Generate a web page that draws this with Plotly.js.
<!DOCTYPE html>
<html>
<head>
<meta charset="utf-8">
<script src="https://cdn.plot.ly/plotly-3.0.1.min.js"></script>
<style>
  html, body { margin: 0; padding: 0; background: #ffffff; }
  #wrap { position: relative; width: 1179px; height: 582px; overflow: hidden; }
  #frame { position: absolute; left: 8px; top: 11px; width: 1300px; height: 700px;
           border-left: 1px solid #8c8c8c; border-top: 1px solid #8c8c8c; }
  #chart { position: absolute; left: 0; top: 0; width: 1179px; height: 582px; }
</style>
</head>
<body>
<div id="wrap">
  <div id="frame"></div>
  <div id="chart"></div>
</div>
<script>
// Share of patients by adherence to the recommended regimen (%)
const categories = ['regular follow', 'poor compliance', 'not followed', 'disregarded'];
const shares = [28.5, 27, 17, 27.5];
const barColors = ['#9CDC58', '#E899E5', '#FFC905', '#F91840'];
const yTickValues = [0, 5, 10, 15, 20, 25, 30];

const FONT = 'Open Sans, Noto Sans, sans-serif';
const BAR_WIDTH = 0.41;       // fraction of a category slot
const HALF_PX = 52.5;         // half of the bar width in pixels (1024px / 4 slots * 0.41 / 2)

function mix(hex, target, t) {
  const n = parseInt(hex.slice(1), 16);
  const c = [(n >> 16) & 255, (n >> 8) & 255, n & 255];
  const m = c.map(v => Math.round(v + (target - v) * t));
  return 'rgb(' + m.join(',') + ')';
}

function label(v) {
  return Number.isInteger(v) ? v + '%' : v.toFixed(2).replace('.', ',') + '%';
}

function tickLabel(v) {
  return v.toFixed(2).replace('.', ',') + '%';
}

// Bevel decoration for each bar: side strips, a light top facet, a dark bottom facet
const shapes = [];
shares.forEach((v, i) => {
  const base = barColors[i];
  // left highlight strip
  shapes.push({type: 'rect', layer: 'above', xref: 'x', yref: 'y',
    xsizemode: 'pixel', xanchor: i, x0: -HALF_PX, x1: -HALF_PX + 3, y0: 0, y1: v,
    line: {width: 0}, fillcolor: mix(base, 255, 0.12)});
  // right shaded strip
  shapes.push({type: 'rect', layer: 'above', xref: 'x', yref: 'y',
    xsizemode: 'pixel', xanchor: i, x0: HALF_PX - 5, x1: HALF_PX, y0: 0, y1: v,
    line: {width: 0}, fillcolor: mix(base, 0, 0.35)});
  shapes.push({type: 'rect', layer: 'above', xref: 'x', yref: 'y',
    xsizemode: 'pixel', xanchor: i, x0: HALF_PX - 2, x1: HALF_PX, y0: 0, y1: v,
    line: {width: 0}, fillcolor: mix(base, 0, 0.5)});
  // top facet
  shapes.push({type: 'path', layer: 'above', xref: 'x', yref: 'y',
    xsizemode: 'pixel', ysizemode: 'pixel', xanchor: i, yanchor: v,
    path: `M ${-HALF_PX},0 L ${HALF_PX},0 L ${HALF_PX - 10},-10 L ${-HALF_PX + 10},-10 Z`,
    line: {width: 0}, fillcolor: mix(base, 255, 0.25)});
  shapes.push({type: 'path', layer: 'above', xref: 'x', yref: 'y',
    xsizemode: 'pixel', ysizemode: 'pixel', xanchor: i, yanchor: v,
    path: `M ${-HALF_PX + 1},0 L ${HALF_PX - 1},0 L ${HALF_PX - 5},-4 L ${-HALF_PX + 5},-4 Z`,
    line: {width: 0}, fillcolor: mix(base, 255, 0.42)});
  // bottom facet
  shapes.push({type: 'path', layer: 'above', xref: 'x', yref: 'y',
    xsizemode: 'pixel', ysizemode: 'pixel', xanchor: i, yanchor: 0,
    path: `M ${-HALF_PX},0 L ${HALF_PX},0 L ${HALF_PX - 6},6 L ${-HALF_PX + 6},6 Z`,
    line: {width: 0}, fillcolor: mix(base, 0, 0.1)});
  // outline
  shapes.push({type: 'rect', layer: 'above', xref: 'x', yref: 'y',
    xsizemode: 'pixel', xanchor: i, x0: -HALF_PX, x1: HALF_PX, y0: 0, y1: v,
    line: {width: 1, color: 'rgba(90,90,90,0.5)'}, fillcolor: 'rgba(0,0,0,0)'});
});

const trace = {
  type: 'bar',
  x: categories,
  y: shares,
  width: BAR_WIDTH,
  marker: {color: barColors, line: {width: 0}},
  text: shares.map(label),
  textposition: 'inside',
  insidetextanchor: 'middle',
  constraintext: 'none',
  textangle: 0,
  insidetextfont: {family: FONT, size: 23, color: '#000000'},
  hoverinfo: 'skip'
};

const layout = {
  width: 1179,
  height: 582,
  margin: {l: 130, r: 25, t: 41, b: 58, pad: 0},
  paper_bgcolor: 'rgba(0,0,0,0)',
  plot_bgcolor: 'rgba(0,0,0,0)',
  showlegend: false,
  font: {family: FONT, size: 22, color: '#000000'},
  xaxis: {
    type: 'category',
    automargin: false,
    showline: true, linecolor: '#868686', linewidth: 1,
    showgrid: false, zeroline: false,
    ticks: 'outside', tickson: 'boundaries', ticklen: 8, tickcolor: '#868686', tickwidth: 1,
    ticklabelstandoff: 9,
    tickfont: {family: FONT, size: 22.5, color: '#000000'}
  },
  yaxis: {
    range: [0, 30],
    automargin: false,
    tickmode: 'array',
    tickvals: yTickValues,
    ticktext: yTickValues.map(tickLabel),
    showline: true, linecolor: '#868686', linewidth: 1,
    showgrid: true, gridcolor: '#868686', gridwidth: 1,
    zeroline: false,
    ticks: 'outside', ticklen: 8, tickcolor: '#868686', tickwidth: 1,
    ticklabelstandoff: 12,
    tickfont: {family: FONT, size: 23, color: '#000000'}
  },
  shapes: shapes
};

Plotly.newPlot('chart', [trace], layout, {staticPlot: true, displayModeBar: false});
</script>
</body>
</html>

==

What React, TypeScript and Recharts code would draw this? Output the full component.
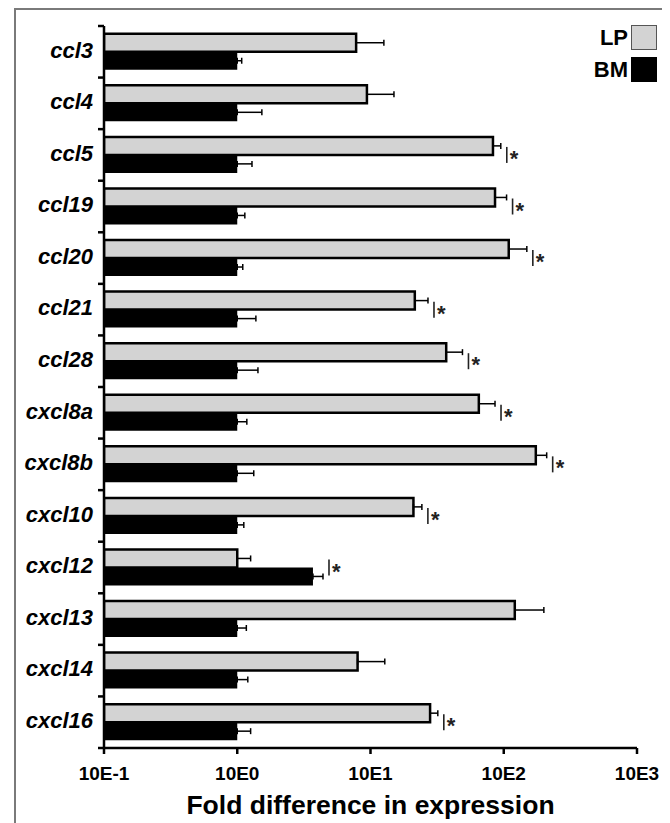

Aim of the exercise: In how many lines of the data does the string "this" appear? Give only the number.

Output: 2